People - realize that you can't trust them NOW.
As someone who's spent way too much time in the ZFS community talking about errors, their sources and how to compensate, let me enlighten you:
modern computers are full of uncorrected errors
By that, I mean that there is a decided tradeoff between hardware support for error correction (in all the myriad places in a computer, not just RAM) and cost, and the decision has come down on the side of screw them, they don't need to worry about errors, at least for desktops. Even for better quality servers and workstations, there are still a large number of places where the hardware simply doesn't check for errors. And, in many cases, the hardware alone is unable to check for errors and data corruption.

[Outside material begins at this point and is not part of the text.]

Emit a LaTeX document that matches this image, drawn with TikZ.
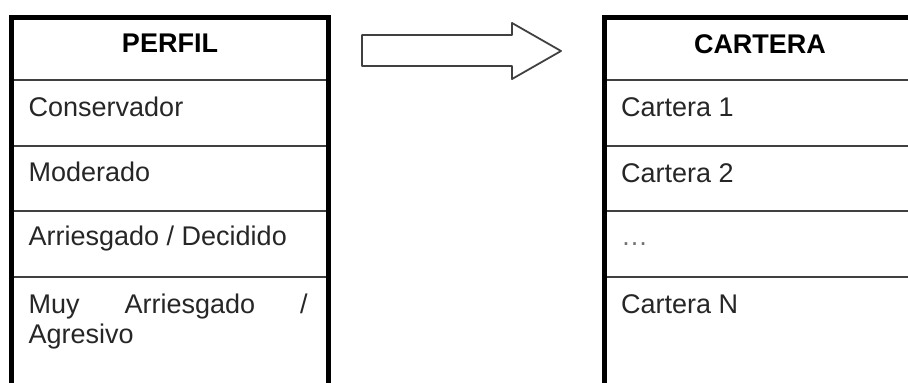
\documentclass[tikz,border=0pt]{standalone}
\usepackage{fontspec}
\setmainfont{Liberation Sans}
\begin{document}
\begin{tikzpicture}[x=1pt,y=-1pt,
  thickborder/.style={line width=5pt,black},
  rowline/.style={line width=1.8pt,black!75},
  cell/.style={anchor=base west,inner sep=0pt,text=black!85,font=\fontsize{27}{30}\selectfont},
  head/.style={anchor=base,inner sep=0pt,text=black,font=\fontsize{27}{30}\selectfont\bfseries},
  bigarrow/.style={line width=1.8pt,black!75,fill=white,line join=round}]
\useasboundingbox (0,0) rectangle (908,383);
% left table
\draw[rowline] (11.5,80) -- (328.5,80) (11.5,146) -- (328.5,146) (11.5,211) -- (328.5,211) (11.5,277) -- (328.5,277);
\draw[thickborder] (11.5,390) -- (11.5,17) -- (328.5,17) -- (328.5,390);
% right table
\draw[rowline] (604,80) -- (915,80) (604,146) -- (915,146) (604,211) -- (915,211) (604,277) -- (915,277);
\draw[thickborder] (604,390) -- (604,17) -- (915,17);
% arrow
\draw[bigarrow] (362,35) -- (512,35) -- (512,23) -- (561,51) -- (512,79) -- (512,66) -- (362,66) -- cycle;
% texts left
\node[head] (perfil) at (170,52) {PERFIL};
\node[cell] (cons) at (28.5,116) {Conservador};
\node[cell] (mod) at (28.5,181) {Moderado};
\node[cell] (arr) at (28.5,245) {Arriesgado / Decidido};
\node[cell] (muy) at (28.5,313) {\hbox to 279pt{Muy\hfill Arriesgado\hfill /}};
\node[cell] (agr) at (28.5,343) {Agresivo};
% texts right
\node[head] (cartera) at (760,53) {CARTERA};
\node[cell] (c1) at (621,116) {Cartera 1};
\node[cell] (c2) at (621,182) {Cartera 2};
\node[cell,text=black!55] (dots) at (621,245) {…};
\node[cell] (cn) at (621,313) {Cartera N};
\end{tikzpicture}
\end{document}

So, to think that your wonderful computer today is some sort of accurate calculating machine is completely wrong! Bit rot and bit flipping happens very frequently for a simple reason: error rates per billion operations (or transmissions, or whatever) have essentially stayed the same for the past 30 years, while every other component (and bus design, etc.) is pretty much following Moore's Law. The ZFS community is particularly worried about disks, where the hard error rates are now within two orders of magnitude of the disk's capacity (e.g. for a 1TB disk, you will have a hard error for every 100TB or so of data read/written). But, there's problems in on-die CPU caches, bus line transmissions, SAS and FC cable noise, DRAM failures, and a whole host of other places.
Bottom line here: the more research we can do into figuring out how to cope with the increasing frequency of errors in our hardware, the better. I'm not sure that we're going to be able to force a re-write of applications, but certainly, this kind of research and possible solutions can be taken care of by the OS itself.
Frankly, I liken the situation to that of using IEEE floating point to calculate bank balances: it looks nice and a naive person would think it's a good solution, but, let me tell you, you come up wrong by a penny more often that you would think. Much more often.
-Erik

--
There are always four sides to every story: your side, their side, the truth, and what really happened.